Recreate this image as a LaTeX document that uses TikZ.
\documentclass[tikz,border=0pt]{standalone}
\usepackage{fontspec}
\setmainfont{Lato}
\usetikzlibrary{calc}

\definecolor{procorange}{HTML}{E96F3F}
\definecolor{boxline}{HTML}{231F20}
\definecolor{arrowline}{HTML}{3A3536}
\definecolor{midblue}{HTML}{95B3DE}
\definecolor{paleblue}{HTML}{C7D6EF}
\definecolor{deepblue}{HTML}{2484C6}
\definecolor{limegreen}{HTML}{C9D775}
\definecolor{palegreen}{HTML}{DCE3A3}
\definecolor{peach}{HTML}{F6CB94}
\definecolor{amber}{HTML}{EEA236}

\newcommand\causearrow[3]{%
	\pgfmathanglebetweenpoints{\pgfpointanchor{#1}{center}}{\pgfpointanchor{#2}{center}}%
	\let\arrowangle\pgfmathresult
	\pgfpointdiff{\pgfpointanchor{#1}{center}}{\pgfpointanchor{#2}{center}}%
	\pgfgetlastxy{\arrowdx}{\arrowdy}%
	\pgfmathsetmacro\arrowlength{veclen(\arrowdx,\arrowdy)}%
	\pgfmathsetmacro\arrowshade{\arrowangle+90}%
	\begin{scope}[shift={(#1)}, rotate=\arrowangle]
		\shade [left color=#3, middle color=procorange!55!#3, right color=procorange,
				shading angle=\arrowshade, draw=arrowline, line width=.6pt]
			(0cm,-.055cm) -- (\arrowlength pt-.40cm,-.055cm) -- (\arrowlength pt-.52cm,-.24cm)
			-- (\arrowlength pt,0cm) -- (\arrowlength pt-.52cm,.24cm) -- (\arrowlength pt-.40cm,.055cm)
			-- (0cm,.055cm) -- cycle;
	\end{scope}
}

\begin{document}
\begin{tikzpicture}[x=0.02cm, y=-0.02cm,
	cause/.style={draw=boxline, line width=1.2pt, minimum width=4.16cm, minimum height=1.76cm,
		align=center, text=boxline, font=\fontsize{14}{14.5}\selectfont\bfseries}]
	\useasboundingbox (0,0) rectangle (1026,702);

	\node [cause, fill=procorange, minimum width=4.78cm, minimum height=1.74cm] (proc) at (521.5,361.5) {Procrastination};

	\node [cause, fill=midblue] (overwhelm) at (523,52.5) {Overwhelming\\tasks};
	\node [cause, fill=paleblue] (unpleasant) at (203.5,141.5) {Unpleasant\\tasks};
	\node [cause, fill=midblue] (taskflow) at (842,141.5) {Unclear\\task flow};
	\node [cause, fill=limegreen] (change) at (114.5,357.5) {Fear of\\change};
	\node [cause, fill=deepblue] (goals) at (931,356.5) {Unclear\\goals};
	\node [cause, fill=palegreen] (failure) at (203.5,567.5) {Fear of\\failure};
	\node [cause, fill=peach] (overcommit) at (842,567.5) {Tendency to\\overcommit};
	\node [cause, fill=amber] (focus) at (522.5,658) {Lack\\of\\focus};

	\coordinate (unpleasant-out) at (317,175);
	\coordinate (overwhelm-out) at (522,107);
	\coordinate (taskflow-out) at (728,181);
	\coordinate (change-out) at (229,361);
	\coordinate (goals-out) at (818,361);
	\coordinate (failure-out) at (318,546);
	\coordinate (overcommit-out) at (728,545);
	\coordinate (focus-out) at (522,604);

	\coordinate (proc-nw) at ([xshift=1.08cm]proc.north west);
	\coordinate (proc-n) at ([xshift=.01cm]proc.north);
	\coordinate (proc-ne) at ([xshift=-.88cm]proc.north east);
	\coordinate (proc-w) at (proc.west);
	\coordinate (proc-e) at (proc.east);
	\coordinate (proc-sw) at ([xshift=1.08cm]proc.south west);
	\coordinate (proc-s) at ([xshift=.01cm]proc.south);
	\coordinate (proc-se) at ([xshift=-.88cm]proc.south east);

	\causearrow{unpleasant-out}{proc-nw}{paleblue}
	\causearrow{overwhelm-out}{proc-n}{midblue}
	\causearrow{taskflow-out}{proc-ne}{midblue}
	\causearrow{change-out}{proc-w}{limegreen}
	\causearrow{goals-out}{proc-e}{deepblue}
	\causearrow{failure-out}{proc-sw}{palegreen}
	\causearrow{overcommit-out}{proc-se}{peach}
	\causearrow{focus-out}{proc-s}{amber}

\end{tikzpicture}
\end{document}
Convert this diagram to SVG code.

---------------

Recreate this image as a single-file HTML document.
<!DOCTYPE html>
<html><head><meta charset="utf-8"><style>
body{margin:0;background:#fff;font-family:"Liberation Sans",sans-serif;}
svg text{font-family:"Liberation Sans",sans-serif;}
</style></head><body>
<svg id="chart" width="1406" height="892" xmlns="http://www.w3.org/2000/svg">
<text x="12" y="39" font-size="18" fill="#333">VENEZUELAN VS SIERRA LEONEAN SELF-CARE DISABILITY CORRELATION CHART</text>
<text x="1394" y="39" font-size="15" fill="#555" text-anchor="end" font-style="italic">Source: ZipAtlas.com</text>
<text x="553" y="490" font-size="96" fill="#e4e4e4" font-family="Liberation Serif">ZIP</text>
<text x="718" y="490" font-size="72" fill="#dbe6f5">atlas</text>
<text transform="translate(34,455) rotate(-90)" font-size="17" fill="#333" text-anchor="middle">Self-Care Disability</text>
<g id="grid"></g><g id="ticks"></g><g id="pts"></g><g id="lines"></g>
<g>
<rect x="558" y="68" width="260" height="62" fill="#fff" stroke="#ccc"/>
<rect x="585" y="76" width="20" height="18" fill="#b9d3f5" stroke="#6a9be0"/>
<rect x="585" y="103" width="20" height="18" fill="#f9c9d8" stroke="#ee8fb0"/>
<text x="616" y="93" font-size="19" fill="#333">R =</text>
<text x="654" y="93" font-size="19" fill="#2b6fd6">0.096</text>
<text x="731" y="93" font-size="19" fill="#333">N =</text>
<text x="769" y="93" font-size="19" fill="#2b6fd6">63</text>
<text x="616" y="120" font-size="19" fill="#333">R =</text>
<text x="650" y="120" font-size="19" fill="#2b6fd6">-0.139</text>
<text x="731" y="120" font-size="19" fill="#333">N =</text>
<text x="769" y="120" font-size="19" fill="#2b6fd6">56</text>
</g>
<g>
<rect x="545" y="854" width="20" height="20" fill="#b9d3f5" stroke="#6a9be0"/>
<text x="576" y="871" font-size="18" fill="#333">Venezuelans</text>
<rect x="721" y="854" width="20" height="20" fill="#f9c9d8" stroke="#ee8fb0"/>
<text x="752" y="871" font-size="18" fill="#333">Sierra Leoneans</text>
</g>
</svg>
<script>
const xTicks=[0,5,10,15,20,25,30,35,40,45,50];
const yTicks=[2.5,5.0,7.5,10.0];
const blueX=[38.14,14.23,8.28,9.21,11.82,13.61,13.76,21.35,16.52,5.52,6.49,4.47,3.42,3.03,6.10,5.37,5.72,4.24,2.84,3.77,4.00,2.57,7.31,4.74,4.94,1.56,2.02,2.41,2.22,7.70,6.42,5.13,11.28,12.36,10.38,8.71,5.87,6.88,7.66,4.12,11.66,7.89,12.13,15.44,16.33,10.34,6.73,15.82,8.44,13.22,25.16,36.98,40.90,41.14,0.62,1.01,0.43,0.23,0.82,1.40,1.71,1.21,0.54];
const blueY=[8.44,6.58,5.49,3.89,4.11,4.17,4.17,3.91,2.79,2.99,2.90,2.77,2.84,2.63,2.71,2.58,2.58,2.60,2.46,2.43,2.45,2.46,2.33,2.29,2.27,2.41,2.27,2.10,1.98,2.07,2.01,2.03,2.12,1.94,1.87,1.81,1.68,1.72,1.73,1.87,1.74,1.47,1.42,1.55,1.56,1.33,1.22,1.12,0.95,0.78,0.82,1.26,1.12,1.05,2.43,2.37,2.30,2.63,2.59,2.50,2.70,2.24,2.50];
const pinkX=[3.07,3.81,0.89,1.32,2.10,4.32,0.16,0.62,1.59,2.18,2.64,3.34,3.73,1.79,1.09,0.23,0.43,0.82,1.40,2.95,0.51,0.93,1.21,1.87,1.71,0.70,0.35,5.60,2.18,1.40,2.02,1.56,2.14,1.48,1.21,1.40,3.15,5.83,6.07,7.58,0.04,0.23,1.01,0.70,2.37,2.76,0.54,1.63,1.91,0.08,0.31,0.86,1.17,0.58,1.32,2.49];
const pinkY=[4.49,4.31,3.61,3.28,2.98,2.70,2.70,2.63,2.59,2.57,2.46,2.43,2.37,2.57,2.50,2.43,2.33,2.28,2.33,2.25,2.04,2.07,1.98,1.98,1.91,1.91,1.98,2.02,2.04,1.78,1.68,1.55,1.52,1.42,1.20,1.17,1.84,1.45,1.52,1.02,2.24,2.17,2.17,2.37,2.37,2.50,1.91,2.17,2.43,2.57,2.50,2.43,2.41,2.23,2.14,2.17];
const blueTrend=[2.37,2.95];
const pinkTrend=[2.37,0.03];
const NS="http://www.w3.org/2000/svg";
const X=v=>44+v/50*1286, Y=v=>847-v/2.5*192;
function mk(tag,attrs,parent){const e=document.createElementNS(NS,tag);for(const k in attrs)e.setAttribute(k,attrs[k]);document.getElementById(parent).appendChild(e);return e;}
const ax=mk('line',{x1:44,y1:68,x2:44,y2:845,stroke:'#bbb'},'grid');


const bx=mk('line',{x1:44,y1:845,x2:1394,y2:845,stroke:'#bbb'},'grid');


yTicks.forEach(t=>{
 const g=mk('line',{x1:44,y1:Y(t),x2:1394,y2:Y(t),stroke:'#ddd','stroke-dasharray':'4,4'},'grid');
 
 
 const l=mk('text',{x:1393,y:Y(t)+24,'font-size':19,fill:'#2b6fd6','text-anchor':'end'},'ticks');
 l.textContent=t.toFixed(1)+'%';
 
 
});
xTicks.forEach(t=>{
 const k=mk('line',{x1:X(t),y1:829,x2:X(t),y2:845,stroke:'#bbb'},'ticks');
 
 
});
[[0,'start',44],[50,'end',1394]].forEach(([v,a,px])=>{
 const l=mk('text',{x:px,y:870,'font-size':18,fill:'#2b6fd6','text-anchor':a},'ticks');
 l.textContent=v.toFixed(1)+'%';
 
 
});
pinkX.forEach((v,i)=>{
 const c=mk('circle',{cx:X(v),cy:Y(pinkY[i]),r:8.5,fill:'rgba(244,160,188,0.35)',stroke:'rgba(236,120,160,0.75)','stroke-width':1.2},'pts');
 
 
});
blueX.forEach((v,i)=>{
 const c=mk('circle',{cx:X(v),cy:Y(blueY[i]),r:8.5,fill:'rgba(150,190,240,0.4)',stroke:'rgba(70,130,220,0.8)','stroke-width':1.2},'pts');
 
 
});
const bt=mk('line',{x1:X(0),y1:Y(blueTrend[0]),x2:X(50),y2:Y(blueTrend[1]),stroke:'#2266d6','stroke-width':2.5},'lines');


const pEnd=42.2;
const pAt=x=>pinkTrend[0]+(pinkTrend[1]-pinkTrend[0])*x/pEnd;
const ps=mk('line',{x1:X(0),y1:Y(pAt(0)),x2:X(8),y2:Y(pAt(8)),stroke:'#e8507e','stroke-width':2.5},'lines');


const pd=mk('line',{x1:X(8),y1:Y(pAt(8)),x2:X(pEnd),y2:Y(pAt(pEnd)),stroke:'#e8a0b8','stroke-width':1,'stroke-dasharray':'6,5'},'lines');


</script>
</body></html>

---------------

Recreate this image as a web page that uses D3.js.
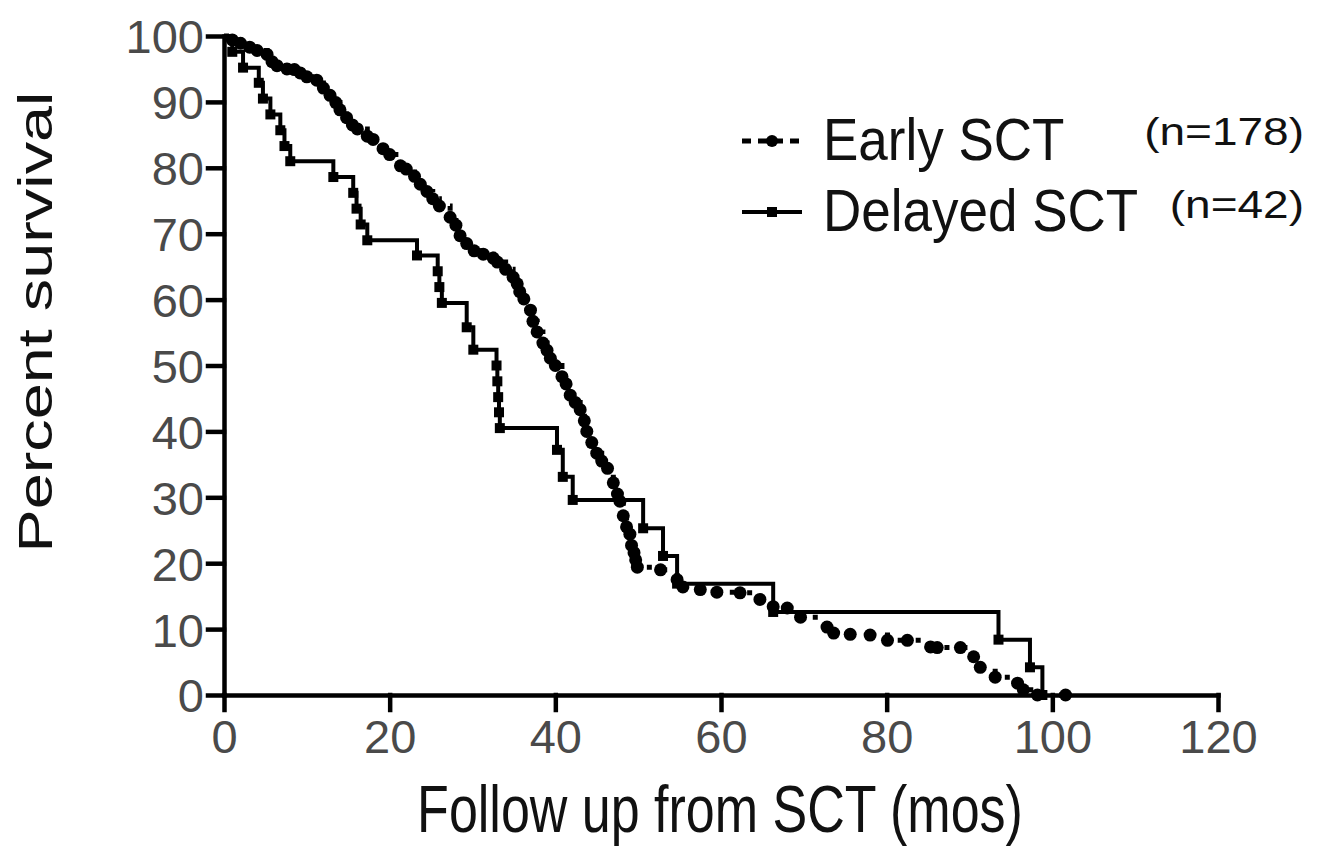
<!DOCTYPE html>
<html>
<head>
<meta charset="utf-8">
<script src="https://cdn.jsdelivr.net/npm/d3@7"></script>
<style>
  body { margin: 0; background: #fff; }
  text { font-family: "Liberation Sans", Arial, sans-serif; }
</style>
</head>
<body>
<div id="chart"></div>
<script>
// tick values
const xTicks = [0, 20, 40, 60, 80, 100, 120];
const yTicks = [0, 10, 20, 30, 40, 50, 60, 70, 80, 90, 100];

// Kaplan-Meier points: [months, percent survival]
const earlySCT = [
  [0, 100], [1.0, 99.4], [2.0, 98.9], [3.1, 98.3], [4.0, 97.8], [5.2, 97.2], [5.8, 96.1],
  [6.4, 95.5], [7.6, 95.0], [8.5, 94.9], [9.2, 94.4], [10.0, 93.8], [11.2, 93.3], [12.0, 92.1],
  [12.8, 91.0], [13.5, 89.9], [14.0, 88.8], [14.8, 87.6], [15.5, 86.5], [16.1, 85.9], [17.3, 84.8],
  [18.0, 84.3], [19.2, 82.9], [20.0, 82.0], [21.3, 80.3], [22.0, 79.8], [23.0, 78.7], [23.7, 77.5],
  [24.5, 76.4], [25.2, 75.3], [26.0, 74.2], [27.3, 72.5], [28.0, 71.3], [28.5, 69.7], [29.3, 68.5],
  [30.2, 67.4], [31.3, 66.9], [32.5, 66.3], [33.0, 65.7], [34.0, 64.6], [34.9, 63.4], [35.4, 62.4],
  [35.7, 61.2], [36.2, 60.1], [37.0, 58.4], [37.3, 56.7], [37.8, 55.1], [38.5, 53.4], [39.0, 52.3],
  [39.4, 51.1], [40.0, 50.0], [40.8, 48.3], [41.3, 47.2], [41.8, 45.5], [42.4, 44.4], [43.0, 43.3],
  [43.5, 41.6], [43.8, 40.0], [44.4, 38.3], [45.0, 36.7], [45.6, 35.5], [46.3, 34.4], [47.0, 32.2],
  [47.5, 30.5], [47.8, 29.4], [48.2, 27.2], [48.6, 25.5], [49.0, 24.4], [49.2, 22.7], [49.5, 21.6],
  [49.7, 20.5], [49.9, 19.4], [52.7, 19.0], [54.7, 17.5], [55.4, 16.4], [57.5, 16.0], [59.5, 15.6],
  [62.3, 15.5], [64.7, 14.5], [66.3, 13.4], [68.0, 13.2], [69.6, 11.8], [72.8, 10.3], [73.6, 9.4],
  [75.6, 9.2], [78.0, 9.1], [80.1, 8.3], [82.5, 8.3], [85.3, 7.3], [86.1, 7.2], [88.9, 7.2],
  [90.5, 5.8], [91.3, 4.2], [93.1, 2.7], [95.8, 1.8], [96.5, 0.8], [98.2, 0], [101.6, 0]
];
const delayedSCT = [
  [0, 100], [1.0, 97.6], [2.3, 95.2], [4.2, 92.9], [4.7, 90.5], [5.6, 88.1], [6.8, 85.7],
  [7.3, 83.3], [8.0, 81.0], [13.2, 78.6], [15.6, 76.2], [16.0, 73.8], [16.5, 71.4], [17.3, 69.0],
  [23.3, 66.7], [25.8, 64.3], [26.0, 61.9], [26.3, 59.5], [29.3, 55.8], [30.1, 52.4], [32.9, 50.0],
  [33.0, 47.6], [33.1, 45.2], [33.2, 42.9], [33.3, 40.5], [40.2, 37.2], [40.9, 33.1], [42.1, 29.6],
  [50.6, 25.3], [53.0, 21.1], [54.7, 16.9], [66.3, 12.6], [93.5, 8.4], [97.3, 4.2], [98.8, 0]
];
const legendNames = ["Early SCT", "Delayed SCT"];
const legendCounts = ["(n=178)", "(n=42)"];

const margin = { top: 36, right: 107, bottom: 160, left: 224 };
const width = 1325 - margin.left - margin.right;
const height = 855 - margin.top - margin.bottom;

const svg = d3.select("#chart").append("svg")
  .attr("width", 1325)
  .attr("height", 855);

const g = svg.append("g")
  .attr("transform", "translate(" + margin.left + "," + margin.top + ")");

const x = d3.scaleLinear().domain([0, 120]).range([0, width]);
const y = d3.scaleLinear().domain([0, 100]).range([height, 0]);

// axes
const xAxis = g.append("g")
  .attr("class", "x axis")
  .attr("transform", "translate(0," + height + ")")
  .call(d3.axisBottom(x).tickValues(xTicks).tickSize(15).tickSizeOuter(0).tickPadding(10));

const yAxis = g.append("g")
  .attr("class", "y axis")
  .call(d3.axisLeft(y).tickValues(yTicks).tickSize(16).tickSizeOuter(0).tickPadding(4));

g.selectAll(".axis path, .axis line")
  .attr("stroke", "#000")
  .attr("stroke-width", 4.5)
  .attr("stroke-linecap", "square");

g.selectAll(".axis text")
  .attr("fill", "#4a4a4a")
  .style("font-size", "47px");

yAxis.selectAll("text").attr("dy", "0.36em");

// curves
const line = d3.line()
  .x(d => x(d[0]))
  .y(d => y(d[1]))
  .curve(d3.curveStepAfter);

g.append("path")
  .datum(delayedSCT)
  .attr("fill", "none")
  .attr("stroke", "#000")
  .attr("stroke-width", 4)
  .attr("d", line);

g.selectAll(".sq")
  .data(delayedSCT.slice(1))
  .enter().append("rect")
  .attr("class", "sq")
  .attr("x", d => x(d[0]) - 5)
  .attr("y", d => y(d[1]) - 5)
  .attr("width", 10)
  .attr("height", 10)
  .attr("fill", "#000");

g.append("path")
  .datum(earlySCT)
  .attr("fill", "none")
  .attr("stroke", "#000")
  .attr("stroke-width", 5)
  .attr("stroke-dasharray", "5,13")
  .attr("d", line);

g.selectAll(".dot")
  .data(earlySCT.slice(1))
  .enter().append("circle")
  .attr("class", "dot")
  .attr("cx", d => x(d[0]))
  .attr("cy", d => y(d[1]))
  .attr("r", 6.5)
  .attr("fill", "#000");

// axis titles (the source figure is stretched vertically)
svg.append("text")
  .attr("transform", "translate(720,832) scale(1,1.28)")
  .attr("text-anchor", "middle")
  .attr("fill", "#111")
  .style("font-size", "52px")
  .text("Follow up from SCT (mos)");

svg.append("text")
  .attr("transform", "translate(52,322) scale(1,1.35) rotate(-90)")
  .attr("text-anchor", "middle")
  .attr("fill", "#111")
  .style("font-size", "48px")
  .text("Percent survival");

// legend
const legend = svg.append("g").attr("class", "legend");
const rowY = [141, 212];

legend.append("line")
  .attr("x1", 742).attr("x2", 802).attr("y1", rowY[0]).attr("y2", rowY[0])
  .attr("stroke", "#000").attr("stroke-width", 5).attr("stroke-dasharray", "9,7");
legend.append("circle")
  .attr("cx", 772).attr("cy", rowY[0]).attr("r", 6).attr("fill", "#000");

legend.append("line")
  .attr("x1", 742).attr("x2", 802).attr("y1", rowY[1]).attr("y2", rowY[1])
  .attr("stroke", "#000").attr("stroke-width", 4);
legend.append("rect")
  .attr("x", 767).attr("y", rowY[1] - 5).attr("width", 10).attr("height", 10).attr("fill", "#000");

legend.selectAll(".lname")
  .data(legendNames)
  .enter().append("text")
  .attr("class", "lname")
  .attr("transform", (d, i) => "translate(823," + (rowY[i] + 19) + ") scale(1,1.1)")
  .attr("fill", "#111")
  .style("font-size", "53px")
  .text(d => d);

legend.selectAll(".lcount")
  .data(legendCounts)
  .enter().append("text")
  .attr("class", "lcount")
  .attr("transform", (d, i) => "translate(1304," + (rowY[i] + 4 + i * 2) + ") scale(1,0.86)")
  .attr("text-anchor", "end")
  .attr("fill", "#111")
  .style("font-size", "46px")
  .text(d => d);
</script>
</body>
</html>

---------------

EXERCISE BRIEF>
Between the line with "Recreate this image as a web" and the line with "80, 90, 100];", ends included, lies the span to copy exactly; copy nothing else and leave out the pictures.

TASK RESULT>
Recreate this image as a web page that uses D3.js.
<!DOCTYPE html>
<html>
<head>
<meta charset="utf-8">
<script src="https://cdn.jsdelivr.net/npm/d3@7"></script>
<style>
  body { margin: 0; background: #fff; }
  text { font-family: "Liberation Sans", Arial, sans-serif; }
</style>
</head>
<body>
<div id="chart"></div>
<script>
// tick values
const xTicks = [0, 20, 40, 60, 80, 100, 120];
const yTicks = [0, 10, 20, 30, 40, 50, 60, 70, 80, 90, 100];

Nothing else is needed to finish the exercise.